Copy every line in the records below that contains the word "picture".

## Start EXERCISE INPUTS

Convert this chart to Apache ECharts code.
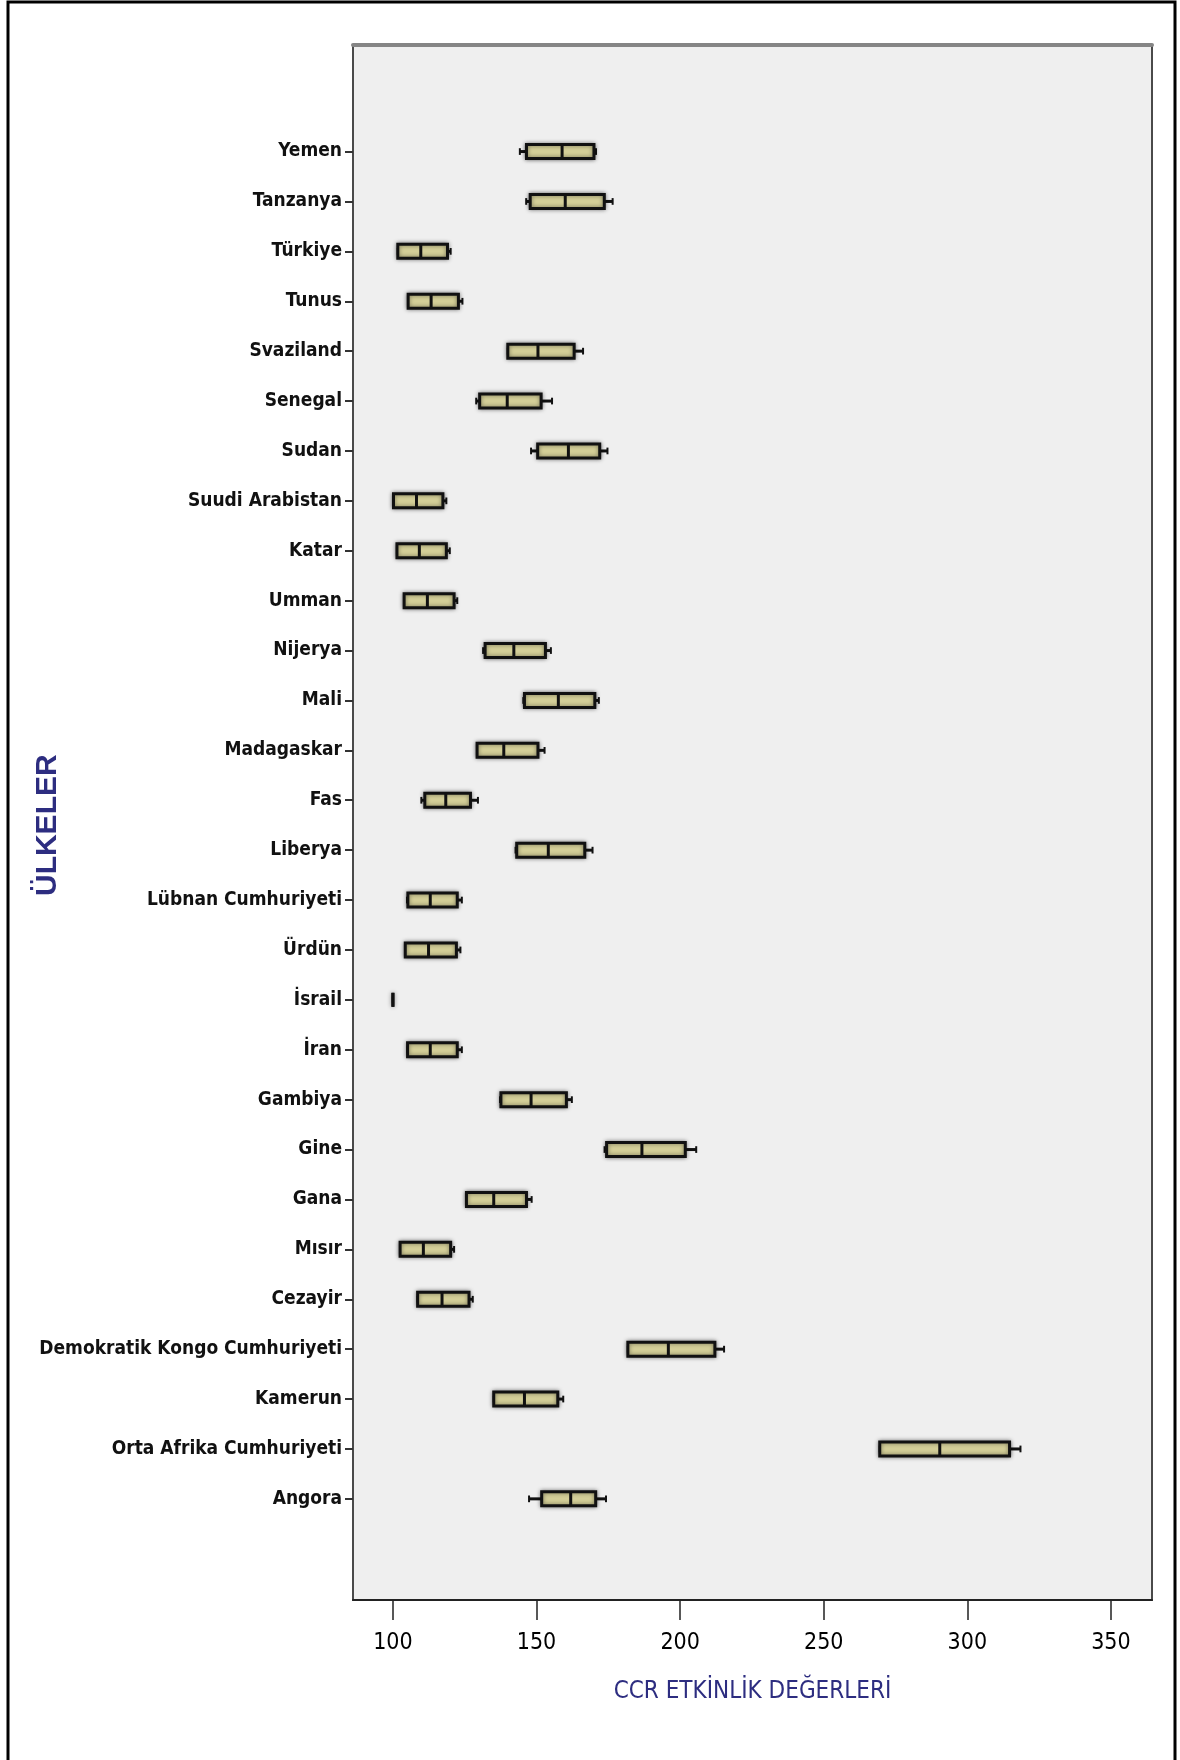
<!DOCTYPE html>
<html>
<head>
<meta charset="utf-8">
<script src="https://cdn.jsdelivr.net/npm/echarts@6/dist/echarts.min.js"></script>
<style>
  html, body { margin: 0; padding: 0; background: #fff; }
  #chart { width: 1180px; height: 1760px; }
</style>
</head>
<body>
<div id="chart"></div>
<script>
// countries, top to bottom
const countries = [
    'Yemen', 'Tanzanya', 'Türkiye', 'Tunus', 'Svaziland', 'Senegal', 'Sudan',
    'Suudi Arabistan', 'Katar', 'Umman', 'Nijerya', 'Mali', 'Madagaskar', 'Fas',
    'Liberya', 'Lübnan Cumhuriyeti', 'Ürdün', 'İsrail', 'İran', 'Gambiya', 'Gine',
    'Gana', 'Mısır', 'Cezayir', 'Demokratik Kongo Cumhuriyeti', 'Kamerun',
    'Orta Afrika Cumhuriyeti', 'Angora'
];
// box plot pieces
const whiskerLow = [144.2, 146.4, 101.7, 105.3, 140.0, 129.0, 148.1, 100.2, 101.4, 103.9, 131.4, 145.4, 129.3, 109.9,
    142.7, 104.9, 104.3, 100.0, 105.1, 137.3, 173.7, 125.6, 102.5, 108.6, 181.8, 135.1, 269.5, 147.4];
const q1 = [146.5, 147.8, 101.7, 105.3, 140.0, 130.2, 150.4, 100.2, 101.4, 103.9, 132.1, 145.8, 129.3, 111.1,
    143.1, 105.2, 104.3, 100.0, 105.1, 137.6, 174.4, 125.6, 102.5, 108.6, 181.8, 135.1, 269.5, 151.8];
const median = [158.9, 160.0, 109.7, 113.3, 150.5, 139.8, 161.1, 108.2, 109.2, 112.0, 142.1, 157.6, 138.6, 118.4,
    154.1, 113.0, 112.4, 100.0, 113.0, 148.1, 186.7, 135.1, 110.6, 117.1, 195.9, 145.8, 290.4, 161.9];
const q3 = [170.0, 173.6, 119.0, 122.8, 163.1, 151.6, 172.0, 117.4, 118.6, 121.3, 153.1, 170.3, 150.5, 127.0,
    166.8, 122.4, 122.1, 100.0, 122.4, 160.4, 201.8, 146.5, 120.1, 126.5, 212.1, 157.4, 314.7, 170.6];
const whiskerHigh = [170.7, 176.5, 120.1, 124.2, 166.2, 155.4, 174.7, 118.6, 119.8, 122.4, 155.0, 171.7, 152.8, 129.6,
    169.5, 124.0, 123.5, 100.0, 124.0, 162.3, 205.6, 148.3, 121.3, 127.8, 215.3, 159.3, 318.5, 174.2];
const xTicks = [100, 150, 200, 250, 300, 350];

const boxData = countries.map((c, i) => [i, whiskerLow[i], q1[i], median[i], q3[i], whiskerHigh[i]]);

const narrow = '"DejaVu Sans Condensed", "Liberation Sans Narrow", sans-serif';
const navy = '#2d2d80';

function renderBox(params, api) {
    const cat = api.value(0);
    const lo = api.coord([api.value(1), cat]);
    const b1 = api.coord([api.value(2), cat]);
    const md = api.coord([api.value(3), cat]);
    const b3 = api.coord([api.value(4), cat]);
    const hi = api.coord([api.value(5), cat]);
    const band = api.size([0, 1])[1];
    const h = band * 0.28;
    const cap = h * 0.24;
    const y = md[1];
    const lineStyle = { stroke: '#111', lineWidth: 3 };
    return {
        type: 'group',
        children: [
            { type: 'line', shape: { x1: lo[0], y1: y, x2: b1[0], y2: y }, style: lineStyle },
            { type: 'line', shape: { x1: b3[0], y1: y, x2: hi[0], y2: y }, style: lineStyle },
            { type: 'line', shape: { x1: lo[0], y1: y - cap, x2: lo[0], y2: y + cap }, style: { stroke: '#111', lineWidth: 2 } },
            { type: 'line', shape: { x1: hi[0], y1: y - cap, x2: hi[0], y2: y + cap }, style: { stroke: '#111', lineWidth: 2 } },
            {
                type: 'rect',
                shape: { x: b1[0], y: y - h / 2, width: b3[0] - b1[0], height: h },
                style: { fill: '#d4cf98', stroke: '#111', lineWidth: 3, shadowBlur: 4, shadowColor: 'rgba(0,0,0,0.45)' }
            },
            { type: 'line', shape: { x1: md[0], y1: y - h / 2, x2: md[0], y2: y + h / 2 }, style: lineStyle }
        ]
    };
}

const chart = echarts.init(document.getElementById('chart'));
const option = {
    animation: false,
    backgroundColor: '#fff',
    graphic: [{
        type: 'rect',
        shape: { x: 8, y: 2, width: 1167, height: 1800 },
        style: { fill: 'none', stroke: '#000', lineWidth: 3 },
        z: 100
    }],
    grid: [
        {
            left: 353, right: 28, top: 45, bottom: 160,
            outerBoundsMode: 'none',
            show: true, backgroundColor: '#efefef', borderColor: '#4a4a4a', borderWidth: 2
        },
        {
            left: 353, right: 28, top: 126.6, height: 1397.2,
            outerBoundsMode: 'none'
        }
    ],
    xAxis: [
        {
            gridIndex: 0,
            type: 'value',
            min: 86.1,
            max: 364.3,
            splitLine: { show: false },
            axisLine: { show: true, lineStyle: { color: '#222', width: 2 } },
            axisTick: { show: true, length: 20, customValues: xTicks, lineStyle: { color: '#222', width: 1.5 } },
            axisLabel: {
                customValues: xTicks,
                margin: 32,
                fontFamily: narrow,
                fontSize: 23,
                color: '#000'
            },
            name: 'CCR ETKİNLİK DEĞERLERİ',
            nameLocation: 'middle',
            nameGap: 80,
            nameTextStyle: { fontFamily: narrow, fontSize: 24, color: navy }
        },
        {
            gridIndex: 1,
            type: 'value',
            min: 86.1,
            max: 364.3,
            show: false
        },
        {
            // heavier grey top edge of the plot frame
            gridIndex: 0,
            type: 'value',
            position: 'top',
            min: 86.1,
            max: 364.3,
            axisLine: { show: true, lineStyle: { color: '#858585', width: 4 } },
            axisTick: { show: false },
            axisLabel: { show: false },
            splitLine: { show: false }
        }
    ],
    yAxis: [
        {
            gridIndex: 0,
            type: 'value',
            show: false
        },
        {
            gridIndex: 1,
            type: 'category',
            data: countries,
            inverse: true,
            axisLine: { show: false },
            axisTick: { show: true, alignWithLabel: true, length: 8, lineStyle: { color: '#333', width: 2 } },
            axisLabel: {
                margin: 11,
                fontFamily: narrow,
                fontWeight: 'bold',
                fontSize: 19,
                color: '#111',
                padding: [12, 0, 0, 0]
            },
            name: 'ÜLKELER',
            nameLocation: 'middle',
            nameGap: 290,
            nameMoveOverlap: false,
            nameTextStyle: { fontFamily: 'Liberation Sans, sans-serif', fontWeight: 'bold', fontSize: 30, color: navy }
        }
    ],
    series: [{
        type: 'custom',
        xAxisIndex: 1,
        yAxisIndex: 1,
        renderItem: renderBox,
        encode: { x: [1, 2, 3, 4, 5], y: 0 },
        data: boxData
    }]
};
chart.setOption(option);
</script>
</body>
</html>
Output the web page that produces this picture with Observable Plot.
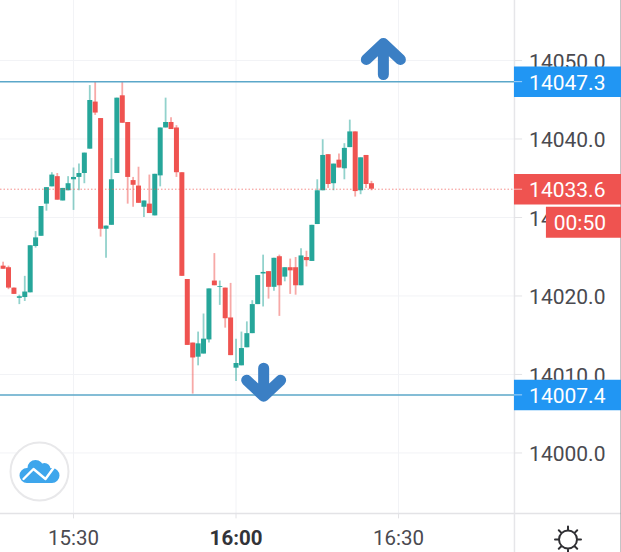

## End EXERCISE INPUTS

• FINAL RESULT:
Output the web page that produces this picture with Observable Plot.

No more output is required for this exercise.